Situasi dan kondisi pendidikan khususnya pendidikan tinggi pada saat sekarang agaknya sudah berbeda bilamana dibanding masa-masa lalu. Salah satu perbedaannya terletak pada perannya sebagi kalangan intelektual yang seharusnya masih selalu konsisten untuk menyumbangkan pemikiran-pemikiran kritis di berbagai bidang dalam perspektif keilmuan.
Dulu, katakanlah sebelum tonggak reformasi dikumandangkan pada tahun 1998, tidak sedikit kalangan perguran tinggi (kampus) ikut ambil bagian dalam memberikan andil terhadap berbagai bidang demi kehidupan masyarakat, bahkan seringkali bilamana aspirasi tak tersalurkan melalui wakil rakyat -- tak segan para mahasiswa/akademisi melakukan 'demokrasi jalanan" alias melangsungkan demonstrasi sebagai salah satu saluran komunikasi agar aspirasi mereka mendapat perhatian.
Di bagian lain yang tak kalah menariknya kala itu banyak bermunculan media kampus di masing-masing perguruan tinggi terkemuka seperti Universitas Indonesia (UI), Institut Teknologi Bandung (ITB), Universitas Gadjah Mada (UGM), disusul perguruan tinggi lain menerbitkan/mendirikan media (baca: pers mahasiswa) yang isinya cukup tajam dan kredibel dalam pemberitaan, detail menyajikan artikel-artikelnya dan kaya perspektif sehingga menambah wawasan dan pengetahuan bagi khalayak luas.
Terutama media cetak terbitan kampus dalam bentuk tabloid seperti: Salemba (UI), Kampus (ITB), dan Gelora Mahasiswa(UGM), cukup laris manis dikonsumsi bahkan jumlah tirasnya selalu bertambah karena memang tidak sedikit yang berminat untuk mengkonsumsinya. Ini sekaligus menunjukkan bahwa "gaung" masyarakat kampus benar-benar menggema, topik-topik berita aktual termasuk yang berkait bidang sosial, politik, ekonomi, budaya demi kemajuan bangsa saat itu banyak mendapat sorotan dari kalangan intelektual kampus/perguruan tinggi terkemuka.
Setidaknya dengan kehadiran pers mahasiswa/ pers kampus telah ikut mewarnai opini publik dan terbangunnya suatu interaksi sosial berkelanjutan.
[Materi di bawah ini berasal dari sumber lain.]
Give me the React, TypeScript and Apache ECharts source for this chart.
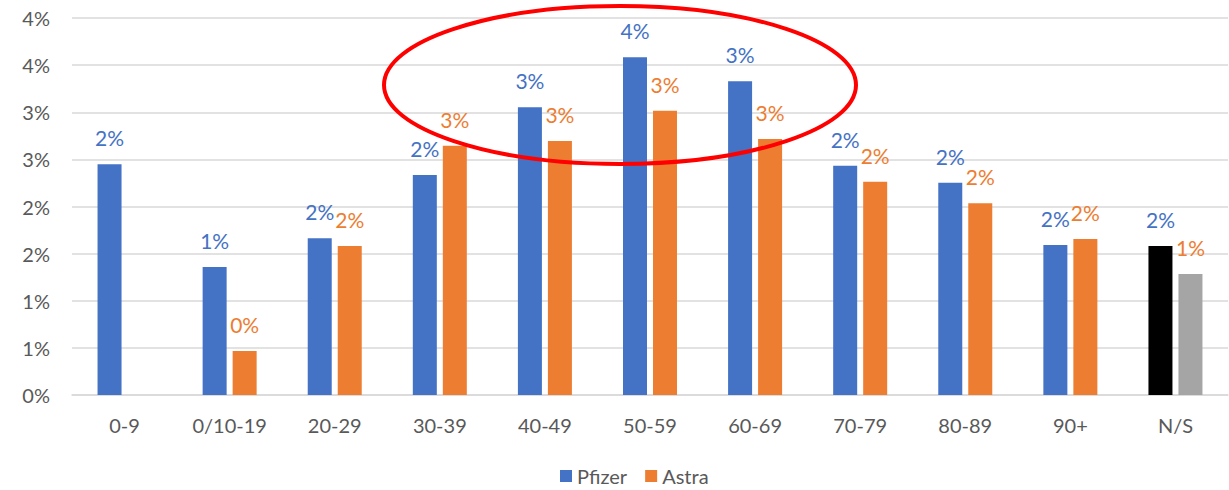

Kehadiran pers kampus dalam hal ini juga secara langsung maupun tidak langsung telah mempunyai peran sosial, bukan hanya sekedar memenuhi kepentingan dunia intelektual -- namun juga memberikan kontribusi dalam menumbuh kembangkan kehidupan masyarakat, bangsa dan negara.
Sayangnya kejayaan pers mahasiswa yang diwaktu itu cukup "bergaung" dan menggema dimana-mana -- secara lambat laun terkikis oleh perkembangan jaman. Suara para akademisi yang disampaikan melalui media kampus, kritik sosial yang konstruktif dan rasional kini hanyalah menyisakan kenangan.
Masih adakah suara-suara, pandangan, pemikiran yang bisa disumbangkan oleh para mahasiswa/akademisi atau masyarakat kampus di era kekinian?
Dilihat dari kemampuan sumber daya manusia, lingkungan kampus tentunya masih dapat diandalkan, "gaung"nya masih selalu dinantikan sehingga sumbangsih pemikiran dalam keikutsertaan membangun negeri masih diharapkan. Perspektif-perspektif baru dan kritis dari kalangan kampus masih dinantikan oleh khalayak luas.
Jikapun kini era sudah berubah, berkembang, dan terus mengglobal - tentunya dunia kampus tak layak untuk berhenti bersuara dalam keiuktsertaan memajukan negeri. Seperti halnya kalau di masa lalu pers kampus dalam menyuarakan gagasan, pemikiran dan sajian konten melalui saluran media cetak konvensional, maka sejalan dengan perkembangan teknologi informasi -- tak ada salahnya pers mahasiswa/pers kampus menjelma kembali dalam bentuk dan formatnya yang berbasis online.
Dunia kampus, dunia mahasiswa, atau dunia perguruan tinggi pada umumnya tidak pantas hanya berfokus pada dunianya sendiri, tidak hanya berkutat pada kegiatan melulu pendidikan, melulu riset atau penelitian. Lebih dari itu peran sosialnya masih selalu dinantikan oleh banyak kalangan. Ini pastinya sesuai dengan apa yang disebut dalam Tridharma Perguruan Tinggi (pendidikan, penelitian, dan pengabdian kepada masyarakat).